Dynamic and Quasi-Static Loading Behavior of Low-Strength Concrete Incorporating Rubber Aggregates and Polymer Fiber

This study evaluates low-strength concrete with rubber and polymer fiber for "forgiving" safety barriers. These barriers should absorb collision energy, reduce vehicle deceleration, and minimize accident severity. Key requirements for such concrete are: low strength, low elastic modulus, high ductility, high toughness, and minimal dispersion of large fragments upon failure. The study examined various concrete mixes with varying percentages of recycled rubber (0-20% by volume) and polymer fibers (0-1.2% by volume). Compression, flexural, and dynamic impact tests were performed to assess the additions' effect on the concrete properties.
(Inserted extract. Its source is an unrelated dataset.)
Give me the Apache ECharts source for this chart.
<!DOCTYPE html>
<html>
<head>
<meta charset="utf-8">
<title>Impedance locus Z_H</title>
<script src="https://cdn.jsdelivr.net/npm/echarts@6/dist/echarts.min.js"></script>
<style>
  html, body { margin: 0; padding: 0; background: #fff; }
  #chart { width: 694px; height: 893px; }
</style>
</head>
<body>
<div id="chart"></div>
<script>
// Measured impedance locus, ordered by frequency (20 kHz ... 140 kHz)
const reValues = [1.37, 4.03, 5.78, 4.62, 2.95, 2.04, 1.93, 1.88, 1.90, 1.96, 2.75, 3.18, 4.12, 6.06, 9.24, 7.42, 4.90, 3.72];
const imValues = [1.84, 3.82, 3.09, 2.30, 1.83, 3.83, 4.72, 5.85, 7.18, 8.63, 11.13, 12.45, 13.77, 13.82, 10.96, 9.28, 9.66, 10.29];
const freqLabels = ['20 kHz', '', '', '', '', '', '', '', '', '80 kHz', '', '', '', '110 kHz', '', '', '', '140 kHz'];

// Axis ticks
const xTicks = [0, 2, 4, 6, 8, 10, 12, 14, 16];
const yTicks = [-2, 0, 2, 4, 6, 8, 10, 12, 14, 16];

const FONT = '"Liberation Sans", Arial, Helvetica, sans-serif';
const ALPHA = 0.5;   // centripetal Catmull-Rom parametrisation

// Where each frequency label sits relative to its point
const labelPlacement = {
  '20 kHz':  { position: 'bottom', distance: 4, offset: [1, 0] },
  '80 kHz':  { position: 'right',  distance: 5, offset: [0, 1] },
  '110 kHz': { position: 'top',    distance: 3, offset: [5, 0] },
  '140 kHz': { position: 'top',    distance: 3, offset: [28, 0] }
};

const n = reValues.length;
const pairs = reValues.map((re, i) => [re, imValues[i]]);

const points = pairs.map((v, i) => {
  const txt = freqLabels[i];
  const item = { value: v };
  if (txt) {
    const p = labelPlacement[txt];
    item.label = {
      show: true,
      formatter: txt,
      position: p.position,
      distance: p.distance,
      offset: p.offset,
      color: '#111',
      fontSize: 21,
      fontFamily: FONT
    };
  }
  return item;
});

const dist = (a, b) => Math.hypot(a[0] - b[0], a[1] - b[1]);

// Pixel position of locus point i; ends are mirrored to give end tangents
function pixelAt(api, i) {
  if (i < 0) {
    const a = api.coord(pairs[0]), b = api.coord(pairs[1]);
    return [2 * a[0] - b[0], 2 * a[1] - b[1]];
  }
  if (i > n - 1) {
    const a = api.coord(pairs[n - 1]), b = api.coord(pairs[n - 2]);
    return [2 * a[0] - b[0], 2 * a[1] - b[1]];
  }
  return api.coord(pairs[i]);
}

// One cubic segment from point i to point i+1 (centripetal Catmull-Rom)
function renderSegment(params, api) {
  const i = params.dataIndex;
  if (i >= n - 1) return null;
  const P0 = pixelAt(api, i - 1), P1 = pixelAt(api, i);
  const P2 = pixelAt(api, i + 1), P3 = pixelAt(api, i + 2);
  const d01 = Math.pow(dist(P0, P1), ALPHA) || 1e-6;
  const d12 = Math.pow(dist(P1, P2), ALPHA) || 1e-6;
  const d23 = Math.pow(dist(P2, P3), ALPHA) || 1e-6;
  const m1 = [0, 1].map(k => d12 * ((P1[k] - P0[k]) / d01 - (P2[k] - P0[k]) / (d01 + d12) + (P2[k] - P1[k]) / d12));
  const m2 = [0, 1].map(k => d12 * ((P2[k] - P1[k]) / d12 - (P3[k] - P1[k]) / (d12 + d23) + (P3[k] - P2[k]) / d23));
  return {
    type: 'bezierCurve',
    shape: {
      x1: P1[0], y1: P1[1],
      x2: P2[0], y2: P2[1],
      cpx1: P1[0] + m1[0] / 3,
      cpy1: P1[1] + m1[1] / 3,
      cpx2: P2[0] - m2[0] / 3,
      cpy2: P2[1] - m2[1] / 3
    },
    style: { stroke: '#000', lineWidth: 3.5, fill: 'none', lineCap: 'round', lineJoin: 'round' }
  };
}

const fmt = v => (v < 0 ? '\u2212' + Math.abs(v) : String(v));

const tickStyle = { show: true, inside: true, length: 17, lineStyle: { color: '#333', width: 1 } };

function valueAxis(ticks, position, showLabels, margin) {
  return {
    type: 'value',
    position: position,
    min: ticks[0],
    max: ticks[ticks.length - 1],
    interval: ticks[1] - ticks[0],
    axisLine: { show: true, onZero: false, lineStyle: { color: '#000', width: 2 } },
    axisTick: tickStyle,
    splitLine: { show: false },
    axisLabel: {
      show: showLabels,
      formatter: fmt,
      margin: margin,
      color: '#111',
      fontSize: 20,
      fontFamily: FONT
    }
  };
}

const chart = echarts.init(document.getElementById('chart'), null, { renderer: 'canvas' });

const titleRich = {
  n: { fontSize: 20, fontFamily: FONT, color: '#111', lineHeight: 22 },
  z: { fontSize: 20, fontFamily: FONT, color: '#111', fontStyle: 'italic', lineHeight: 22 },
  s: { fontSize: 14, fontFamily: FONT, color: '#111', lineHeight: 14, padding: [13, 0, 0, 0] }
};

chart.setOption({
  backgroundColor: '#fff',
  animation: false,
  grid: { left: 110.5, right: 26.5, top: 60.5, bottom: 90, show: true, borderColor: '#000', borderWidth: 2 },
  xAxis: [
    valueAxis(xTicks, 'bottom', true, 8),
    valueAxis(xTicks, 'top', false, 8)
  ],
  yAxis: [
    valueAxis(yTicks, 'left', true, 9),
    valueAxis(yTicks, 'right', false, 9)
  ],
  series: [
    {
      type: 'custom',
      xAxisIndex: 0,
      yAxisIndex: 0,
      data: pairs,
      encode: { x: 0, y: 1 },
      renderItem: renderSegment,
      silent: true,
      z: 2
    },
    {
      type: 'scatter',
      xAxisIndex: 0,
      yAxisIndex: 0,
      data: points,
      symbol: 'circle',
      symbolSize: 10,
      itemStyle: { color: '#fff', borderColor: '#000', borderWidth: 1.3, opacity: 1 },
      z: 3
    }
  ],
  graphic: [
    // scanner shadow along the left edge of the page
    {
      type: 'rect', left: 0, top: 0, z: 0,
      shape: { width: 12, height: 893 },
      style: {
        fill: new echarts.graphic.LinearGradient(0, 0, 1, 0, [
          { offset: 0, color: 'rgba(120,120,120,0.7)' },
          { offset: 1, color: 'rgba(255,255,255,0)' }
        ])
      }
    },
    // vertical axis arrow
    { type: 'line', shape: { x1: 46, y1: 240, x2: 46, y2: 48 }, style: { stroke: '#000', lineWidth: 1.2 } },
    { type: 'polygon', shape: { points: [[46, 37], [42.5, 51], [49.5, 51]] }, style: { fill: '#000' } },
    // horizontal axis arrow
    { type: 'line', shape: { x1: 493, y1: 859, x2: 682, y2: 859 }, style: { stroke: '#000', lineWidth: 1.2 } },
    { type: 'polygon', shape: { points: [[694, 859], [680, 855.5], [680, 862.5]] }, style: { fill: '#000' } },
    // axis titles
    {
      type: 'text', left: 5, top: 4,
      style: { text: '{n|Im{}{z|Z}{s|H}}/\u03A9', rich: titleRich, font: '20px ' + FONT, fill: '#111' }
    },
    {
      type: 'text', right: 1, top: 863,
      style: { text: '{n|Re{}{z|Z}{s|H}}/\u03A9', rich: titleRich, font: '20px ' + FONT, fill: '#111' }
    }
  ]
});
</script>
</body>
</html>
Key findings include: Recycled rubber reduces concrete strength with a low contribution to energy absorption. Polymer fibers improve concrete's elongation and toughness, increasing overall energy absorption. The number of fibers in the fracture area is crucial to energy absorption. Energy absorption under dynamic load is higher than under quasi-static load. However, as the percentage of fibers increases, the results become more similar. Quasi-static tests of fiber-reinforced concrete can be used to assess its behavior under impact loads. In conclusion, combining recycled rubber and polymer fibers in low-strength concrete can be used to produce "forgiving" safety barriers. Attention should be paid to the distribution of fibers in the concrete, as it significantly impacts energy absorption.